State officials called 2015 the year of the “snowpack drought” when the level was 50% of normal by the first week of January.
The Washington Department of Ecology reported even lower levels this season — 47% of normal to start 2024.
Elliott’s optimistic prediction of a late winter rebound with El Nino conditions?
“El Nino years are typically warmer and wetter,” said Jimmy Norris, Ecology’s water resources spokesman. “Nobody is talking about a late season.”
He added it will take more than the latest potential storms to catch up by the season’s end in April.
“If we had more snow from now until April than we get in 70% of years, we’d still come up short in a lot of basins,” Norris said.
Snow enthusiasts might be buoyed by what happened in 1990. January started at 42% of the normal snowpack but ended up reaching the yearly average total.
“It could happen,” Norris said.
However, weather models suggest a snow drought will occur 40% of the winters in the era of climate change, Norris added.
The skis, boards, snowshoes and snowmobiles might sit in storage for longer periods, leading to existential questions about the future of winter sports activities.
Jessica Lundquist, a professor of civil and environmental engineering at the University of Washington, published a study with colleagues in the fall showing the amount of snow on the ground by Jan. 1 can help predict the season total of a specific area in some western states.
She said the lack of snow by the turn of the new year bodes poorly for Washington’s warmer locales because the wintry mix of rain and snow is more likely to melt when reaching the ground.
“The west slope [of the Cascades] is looking pretty abysmal,” Lundquist said in an email.
Alpine and Nordic skiing, snowboarding and snowshoeing anchor Washington’s winter recreation. But it also includes snowmobiling, tubing, sledding, fat tire cycling and ski jumping.
John Baranowski, chair of the state’s Winter Recreation Advisory Committee, said the popularity of Nordic skiing and snowshoeing has increased since the coronavirus pandemic in 2020.
He said Sno-Park permit sales doubled in the pandemic year after having been flat for the four previous seasons.
Baranowski, part of the Yakima Ski and Snowshoe Council, said sales still run 70% or more from the pre-COVID days.
The sudden popularity turned Washington’s Sno-Park program into an ATM. It received almost $2 million in revenue from permit sales during the 2020 peak.
The state requires permits from Nov. 1 to April 30 at its 120 Sno-Parks.

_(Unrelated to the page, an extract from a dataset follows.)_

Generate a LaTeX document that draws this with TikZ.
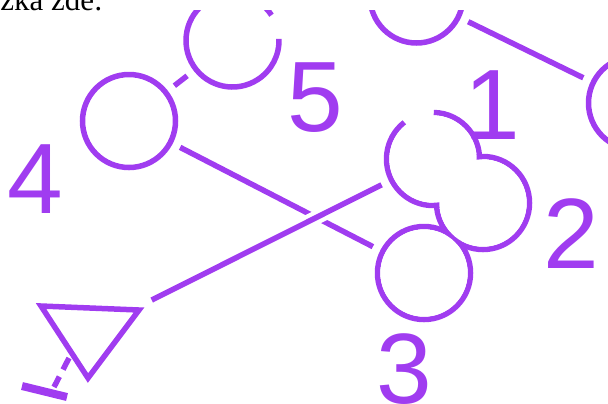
\documentclass[tikz,border=0pt]{standalone}
\usepackage{fontspec}
\setmainfont{Liberation Serif}
\newfontfamily\digitfont{Liberation Sans}
\usepackage{tikz}
\usetikzlibrary{arrows.meta}
\definecolor{ringviolet}{RGB}{160,60,240}
\tikzset{
  ringnode/.style={circle, minimum size=46.5pt, inner sep=0pt, outer sep=5.5pt},
  ringbox/.style={ringnode, draw=ringviolet, line width=2.75pt},
  ringarc/.style={draw=ringviolet, line width=2.75pt},
  ringline/.style={draw=ringviolet, line width=2.75pt},
  crossline/.style={ringline, preaction={draw=white, line width=7pt}},
  numlabel/.style={text=ringviolet, font=\digitfont\fontsize{50}{50}\selectfont, inner sep=0pt}
}

\begin{document}
\begin{tikzpicture}[x=0.5pt, y=-0.5pt]
  \useasboundingbox (0,0) rectangle (608,403);
  \begin{scope}
    \clip (0,0) rectangle (608,10);
    \node[anchor=base west, inner sep=0pt, font=\fontsize{15.5}{18}\selectfont] (caption) at (0,10.5) {zka zde:};
  \end{scope}
  \begin{scope}
    \clip (0,10) rectangle (608,403);
    \node[ringbox] (c4) at (129,121) {};
    \node[ringnode] (c5) at (232.5,40.5) {};
    \node[ringbox] (ctop) at (416.5,-3.5) {};
    \node[ringbox] (cright) at (635,103) {};
    \node[ringnode] (c1) at (433,159) {};
    \node[ringbox] (c2) at (483,203) {};
    \node[ringbox] (c3) at (424,273) {};
    \coordinate (tri) at (90,331);

    \draw[ringarc] (c5.center) ++(33:23.25pt) arc[start angle=33, end angle=362, radius=23.25pt];
    \draw[ringarc] (c1.center) ++(128:23.25pt) arc[start angle=128, end angle=449, radius=23.25pt];
    \foreach \c in {c1,c2,c3}
      \fill[white] (\c.center) circle[radius=21.85pt];

    \draw[ringline] (c4) -- (c5);
    \draw[ringline] (ctop) -- (cright);
    \draw[ringline] (c4) -- (c3);
    \draw[crossline, shorten <=34.5pt] (tri) -- (c1);

    \draw[ringline, line join=miter] (tri) ++(-49,-25) -- ++(98,4) -- ++(-51,68) -- cycle;
    \draw[ringline, dash pattern=on 6.5pt off 4pt] (tri) ++(-21,27) -- ++(-15,29);
    \draw[ringline, line width=4pt] (tri) ++(-68,55) -- ++(45,11);

    \node[numlabel] (n4) at (35,179.5) {4};
    \node[numlabel] (n5) at (315.5,97.5) {5};
    \node[numlabel] (n1) at (492,105) {1};
    \node[numlabel] (n2) at (571,234) {2};
    \node[numlabel] (n3) at (404,369) {3};
  \end{scope}
\end{tikzpicture}
\end{document}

Four of the parks are located along the Mount Baker Highway: Salmon Ridge, Glacier Creek and Canyon Creek roads, and the Mount Baker Ski Area.
The Nooksack club grooms Hannegan Road for a mile, but it is not a Sno-Park. Other parks in Whatcom County are the Anderson Creek/Watson snowmobile area and the Shadow of the Sentinels non-motorized trails in Baker Lake.
Skagit County has two Sno-Parks but other places along State Route 20 might work for non-motorized fun if enough fluffy stuff falls.
Permits cost $25 for a day or $50 for a season. The state also charges an extra $70 for a special groomed sticker for eight parks.
The advisory committee uses the funds to groom trails, maintain parking lots and buy new equipment for Washington State Parks. Volunteers from local cross-country ski and snowmobile clubs keep the parks in good shape.
Rhodes, 75, is wary of the funding system.
“If there is no snow, then nobody buys permits, and then next year there is no money,” he said.
The committee spent a lot of its backup funds in 2023, Rhodes added. The 2024-25 budget needs the latest storms, and more, to draw people to the parks.
Most people buy permits just ahead of skiing and shoeing. I admitted to Rhodes I am waiting for snow before plopping down $50 for a season pass.
“You know who else hasn’t bought their pass?” Rhodes asked. “Me.”